Along with the more visible debris on the side of the road, our waterways were not spared Hurricane Irma’s impacts — strong winds and waves destroyed boats in our sensitive coastal habitats. Boats all over the state were torn from their moorings and tossed far and wide. Many were simply abandoned to become an especially troublesome form of “marine debris.”
Removing these boats, usually referred to as derelict vessels, without causing additional damage takes effort. Luckily, through a collaboration between the Florida Department of Environmental Protection (DEP), the United States Coast Guard, Florida Fish and Wildlife Conservation Commission’s Division of Law Enforcement (FWC) and private contractors, great care is being taken to protect Tampa Bay’s seagrasses, coastal wetlands and waters.
Derelict boats are a common issue every year, and there is never enough money to remove them all – and not all of them will be removed as quickly as some people would like. It can be tricky to determine which boats were grounded by Irma, and will likely cause future damage. Some boats were derelict prior to Irma, and are the subject of current litigation, so they could not be removed during the current effort. In Tampa Bay alone, 86 boats were removed and stored in a large yard in Tampa.
Removing these boats is complicated from multiple perspectives – without including the sheer volume of extra boats from the storm. Private ownership issues (and the owner’s responsibility to remove the boat from public waters) as well as the lack of funding for what can be a very expensive process are both difficult issues. Sometimes, simply identifying the responsible owner is a huge obstacle.
These dedicated teams were on the water for 2 to 3 months, including weekends, with the partnerships still going strong and making progress in clearing these boats from the bay and other coastal waters. Tampa Bay was spared the worst. Across the state, approximately 2,600 boats were displaced due to the hurricane, the Keys being the most impacted by having approximately 1,600 displaced boats. These numbers are preliminary, as efforts are still ongoing.
Each entity plays a critical role in the process of removing derelict boats, usually referred to as derelict vessels.

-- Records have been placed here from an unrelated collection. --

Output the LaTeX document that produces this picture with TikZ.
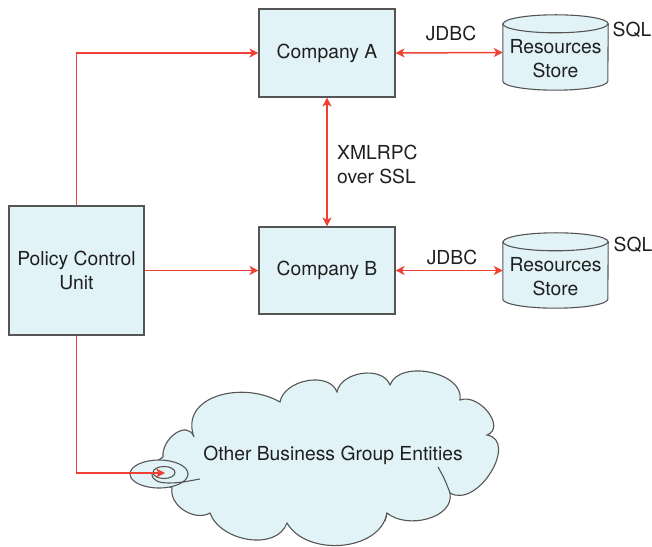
\documentclass[tikz,border=0pt]{standalone}
\usepackage{fontspec}
\setmainfont{TeX Gyre Heros}
\usetikzlibrary{arrows.meta,calc}
\definecolor{boxfill}{HTML}{E1F3F6}
\definecolor{boxline}{HTML}{555555}
\definecolor{linkred}{HTML}{EE4034}
\begin{document}
\begin{tikzpicture}[x=1pt,y=1pt,
  txt/.style={font=\fontsize{19.3}{24}\selectfont, text=black!88},
  unitbox/.style={txt, draw=boxline, line width=1.1pt, fill=boxfill, align=center, inner sep=0pt},
  storebox/.style={txt, inner sep=0pt, minimum width=105pt, minimum height=75pt},
  outline/.style={draw=boxline, line width=1.1pt, fill=boxfill},
  stroke/.style={draw=boxline, line width=1.1pt},
  link/.style={draw=linkred, line width=1.5pt},
  tip/.style={-{Stealth[length=9pt,width=9pt,inset=2.5pt]}},
  both/.style={{Stealth[length=9pt,width=9pt,inset=2.5pt]}-{Stealth[length=9pt,width=9pt,inset=2.5pt]}},
  plain/.style={txt, inner sep=0pt, align=left}]
\useasboundingbox (0,0) rectangle (652,546);

% boxes
\node[unitbox, minimum width=136pt, minimum height=88pt] (ca) at (327,493) {Company A};
\node[unitbox, minimum width=136pt, minimum height=87pt] (cb) at (327,275.5) {Company B};
\node[unitbox, minimum width=135pt, minimum height=129pt] (pcu) at (76.5,275.5) {Policy Control\\Unit};

% resource stores (cylinders)
\node[storebox] (sa) at (555.5,493.5) {};
\node[storebox] (sb) at (555.5,275.5) {};
\foreach \s in {sa,sb}{
  \path[outline] ($(\s.north west)+(0,-9)$) -- ($(\s.south west)+(0,9)$)
     arc[start angle=180,end angle=360,x radius=52.5,y radius=9]
     -- ($(\s.north east)+(0,-9)$)
     arc[start angle=0,end angle=180,x radius=52.5,y radius=9] -- cycle;
  \draw[stroke] ($(\s.north west)+(0,-9)$)
     arc[start angle=180,end angle=360,x radius=52.5,y radius=9];
}
\node[txt, align=center] (sat) at ($(sa.center)+(0,-6.5)$) {Resources\\Store};
\node[txt, align=center] (sbt) at ($(sb.center)+(0,-6.5)$) {Resources\\Store};
\node[plain] (sqla) at (632,516) {SQL};
\node[plain] (sqlb) at (633,301) {SQL};

% cloud of other entities
\path[outline] (163,89)
  to[out=95,in=110,looseness=1.3] (194,109)
  to[out=110,in=150,looseness=1.2] (280,144)
  to[out=80,in=110] (337,154)
  to[out=80,in=110] (390,161)
  to[out=70,in=80] (460,146)
  to[out=20,in=20,looseness=1.2] (487,111)
  to[out=-10,in=-30,looseness=1.2] (450,53)
  to[out=-80,in=-40] (387,33)
  to[out=-100,in=-60] (287,23)
  to[out=-110,in=-70] (210,33)
  to[out=-150,in=-100] (172,58)
  to[out=160,in=200] (163,89);
\draw[stroke] (450,53) to[out=110,in=-60] (438,79);
\draw[stroke] (387,33) -- (385,25);
\node[txt] (other) at (333,91) {Other Business Group Entities};
% swirl at the entry point
\path[outline] (159,72) ellipse[x radius=29, y radius=14];
\draw[stroke] (164,73.5) ellipse[x radius=11, y radius=6];
\draw[stroke] (152,72) to[out=-90,in=180] (168,63) to[out=0,in=190] (200,67);
\coordinate (entry) at (165,73);

% connectors
\draw[link, tip] (pcu.north) |- (ca.west);
\draw[link, tip] (pcu.east) -- (cb.west);
\draw[link, tip] (pcu.south) |- (entry);
\draw[link, both] (ca.south) -- (cb.north);
\draw[link, both] (ca.east) -- (sa.west);
\draw[link, both] (cb.east) -- (sb.west);

% connector labels
\node[plain] (jdbca) at (451,513) {JDBC};
\node[plain] (jdbcb) at (452,289) {JDBC};
\node[plain, anchor=west] (xml) at (337,381.5) {XMLRPC\\over SSL};
\end{tikzpicture}
\end{document}
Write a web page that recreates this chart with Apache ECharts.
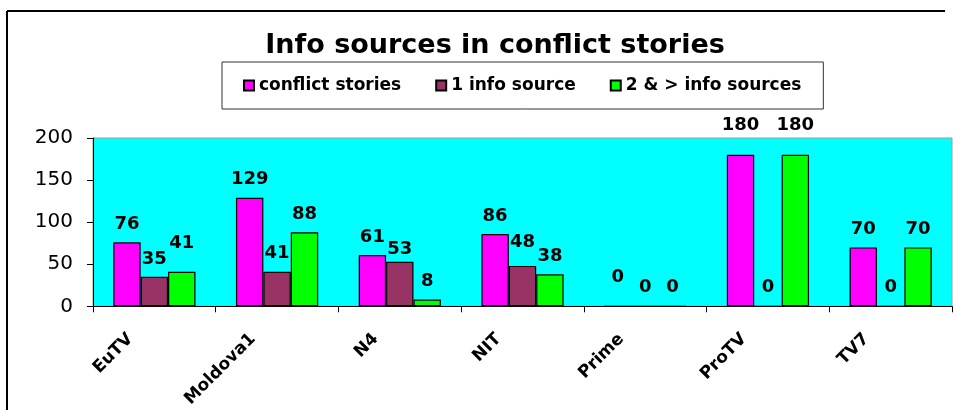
<!DOCTYPE html>
<html>
<head>
<meta charset="utf-8">
<script src="https://cdn.jsdelivr.net/npm/echarts@6/dist/echarts.min.js"></script>
<style>
html,body{margin:0;padding:0;background:#fff;}
#chart{width:956px;height:410px;}
</style>
</head>
<body>
<div id="chart"></div>
<script>
const titleText = 'Info sources in conflict stories';
const categories = ['EuTV', 'Moldova1', 'N4', 'NIT', 'Prime', 'ProTV', 'TV7'];
const seriesNames = ['conflict stories', '1 info source', '2 & > info sources'];
const conflictStories = [76, 129, 61, 86, 0, 180, 70];
const oneSource = [35, 41, 53, 48, 0, 0, 0];
const twoOrMoreSources = [41, 88, 8, 38, 0, 180, 70];
const yTicks = [0, 50, 100, 150, 200];

const colors = ['#FF00FF', '#993366', '#00FF00'];
const values = [conflictStories, oneSource, twoOrMoreSources];
// extra upward nudges of some value labels (px), as placed in the original
const labelLift = [
  [0, 0, 0, 0, 10, 12, 0],
  [0, 0, -6, 6, 0, 0, 0],
  [10, 0, 0, 0, 0, 12, 0]
];
const FONT = 'DejaVu Sans';

const chart = echarts.init(document.getElementById('chart'), null, {renderer: 'canvas'});
chart.setOption({
  animation: false,
  backgroundColor: '#ffffff',
  title: {
    text: titleText,
    left: 490,
    textAlign: 'center',
    top: 27,
    textStyle: {fontFamily: FONT, fontWeight: 'bold', fontSize: 27, color: '#000'}
  },
  legend: {
    data: seriesNames,
    top: 62,
    left: 222,
    width: 620,
    backgroundColor: '#fff',
    borderColor: '#333',
    borderWidth: 1,
    padding: [15, 22, 15, 21],
    itemGap: 34,
    itemWidth: 10,
    itemHeight: 10,
    icon: 'rect',
    textStyle: {fontFamily: FONT, fontWeight: 'bold', fontSize: 17, color: '#000'}
  },
  grid: {
    left: 93, right: 4, top: 138, bottom: 102,
    show: true, backgroundColor: '#00FFFF', borderColor: '#9a9a9a', borderWidth: 1
  },
  xAxis: {
    type: 'category',
    data: categories,
    axisLine: {show: true, lineStyle: {color: '#000', width: 1}},
    axisTick: {show: true, length: 6, lineStyle: {color: '#000'}},
    axisLabel: {
      rotate: 45, interval: 0, margin: 6, padding: [0, 34, 0, 0],
      fontFamily: FONT, fontWeight: 'bold', fontSize: 17, color: '#000'
    },
    splitLine: {show: false}
  },
  yAxis: {
    type: 'value',
    min: yTicks[0], max: yTicks[yTicks.length - 1], interval: 50,
    axisLine: {show: true, lineStyle: {color: '#000', width: 1}},
    axisTick: {show: true, length: 6, lineStyle: {color: '#000'}},
    axisLabel: {margin: 20, fontFamily: FONT, fontSize: 20, color: '#000'},
    splitLine: {show: false}
  },
  series: seriesNames.map((name, i) => ({
    name: name,
    type: 'bar',
    data: values[i].map((v, j) => ({
      value: v,
      label: {offset: [0, -labelLift[i][j]]}
    })),
    barGap: '0%',
    barCategoryGap: '33%',
    itemStyle: {color: colors[i], borderColor: '#000', borderWidth: 1.2},
    label: {
      show: true, position: 'top', distance: 9,
      fontFamily: FONT, fontWeight: 'bold', fontSize: 18, color: '#000'
    }
  })),
  graphic: [
    {type: 'line', shape: {x1: 7, y1: 11, x2: 945, y2: 11}, style: {stroke: '#000', lineWidth: 2}, z: 100},
    {type: 'line', shape: {x1: 7, y1: 11, x2: 7, y2: 410}, style: {stroke: '#000', lineWidth: 2}, z: 100}
  ]
});
</script>
</body>
</html>
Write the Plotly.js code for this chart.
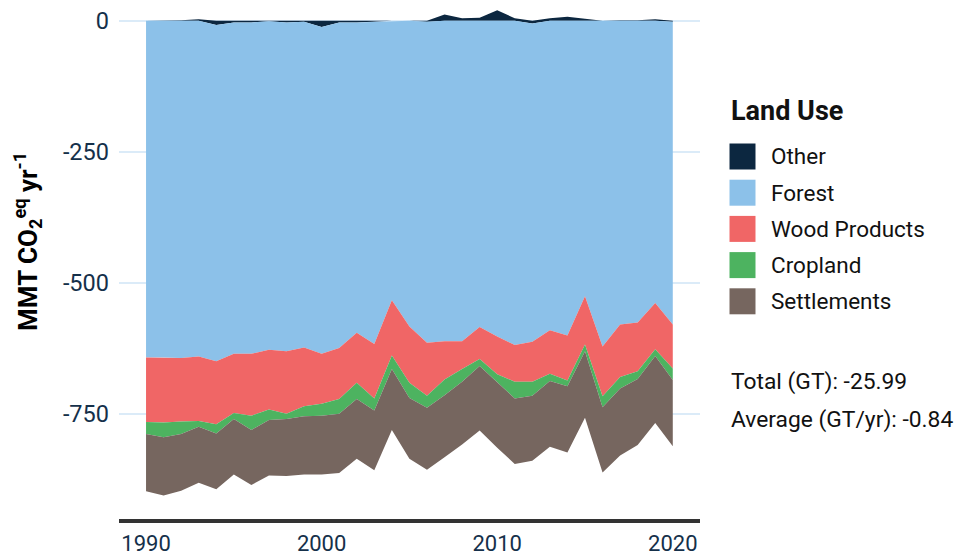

The Coast Guard coordinates and oversees the private contractors. DEP ensures impacts to natural resources are avoided during removal. FWC identifies derelict boats and monitors compliance with regulations governing removal. The private contractors play the most visible role, bringing in barges with cranes to remove the boats. Even though each entity plays a different role, the collaboration is proving effective.
Many of the private contractors that are working to remove these storm-related derelict boats are fishermen themselves, who come from around the country and understand the need to avoid damaging productive fish habitat, including important benthic (bottom) habitats with active invertebrate colonies, seagrasses and coastal wetlands.